Kremlin’s role in amplification of the calls for violent protests is being investigated by the French authorities. Involvement of pro-Kremlin outlets in heating up discussions on the yellow vests has been already shown; however, these activities are not limited to the French audience.
Since November 2018, we have been collecting evidence of pro-Kremlin disinformation surrounding yellow vests in the EUvsDisinfo database in different languages. Now we decided to complement the research by looking into the social media.
We analyzed conversations about the yellow vests protests on Twitter in six languages: German, Italian, Spanish, Dutch, Polish and Swedish.
By using a research model of the Atlantic Council and the Oxford Internet Institute, EUvsDisinfo checked if traffic on Twitter in this discussion was manipulated or natural. The formula which helps to see that involves numbers of tweets, unique users, retweets, and the share of retweets by the most active accounts. The result takes form of the so-called Coefficient of Traffic Manipulation (CTM).
According to this method, a non-manipulated Twitter trend gets a CTM below 12. In other words, even though manipulation is not always easy to spot, a number below 12 would mean that a Twitter discussion was natural. For instance, a word ‘Friday’, searched for last September, got a CTM of 7.67, whereas the #4thofJuly hashtag – 8.78.
If the CTM is higher than 12, it might means two things. Firstly: that the discussion was manipulated to go in a desired direction. Secondly: that this manipulation was successful.

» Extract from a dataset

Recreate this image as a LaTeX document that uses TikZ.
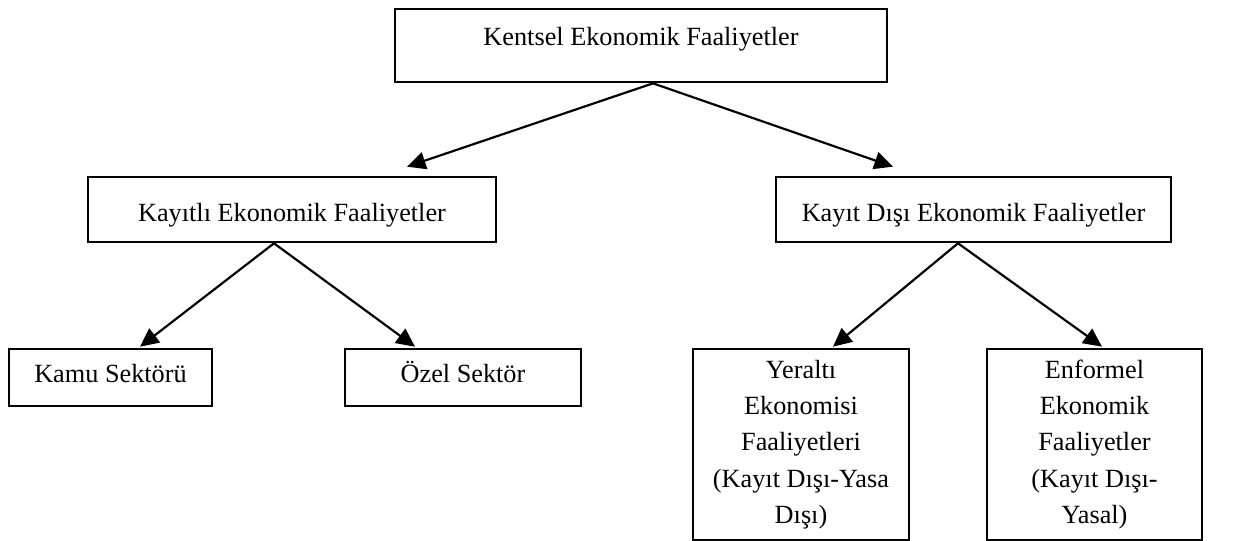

What’s in your Twitter bubble?
The results of our research came as a shock. Online discussions on yellow vests in six researched languages from 10 November 2018 to 10 April 2019, reached the levels from 13.2 to 43.2! The highest scores were reached in the Swedish, Dutch and German Twittersphere. Yet even the lower indicators, between 13 and 20, do point out significant manipulation of Twitter conversations.
As yellow vests protests are intensively covered by the Western media, there are plenty information about them, in all languages. In discussions on Twitter, links and threads from the media intertwine with disinformation messages. Nevertheless, in nearly all languages we researched (except for Polish), they are among the twenty most shared domains. In Spanish and German-language discussions on Twitter, RT is the one with most shared links about yellow vests.
What do all those numbers mean? Well, if you thought that pro-Kremlin disinformation doesn’t concern you because you do not speak Russian or you do not follow discussions in Russian – you got it wrong! The disinformation surrounding yellow vests spreads way beyond the French language. It can target your Twitter bubble, too. And if you are discussing the yellow vestsprotests in one of the six languages we have looked into, you may well be talking not to the people interested in an actual conversation, but to automated pro-Kremlin bots, whose aim is to manipulate, distract and amplify the high-jacked discussion.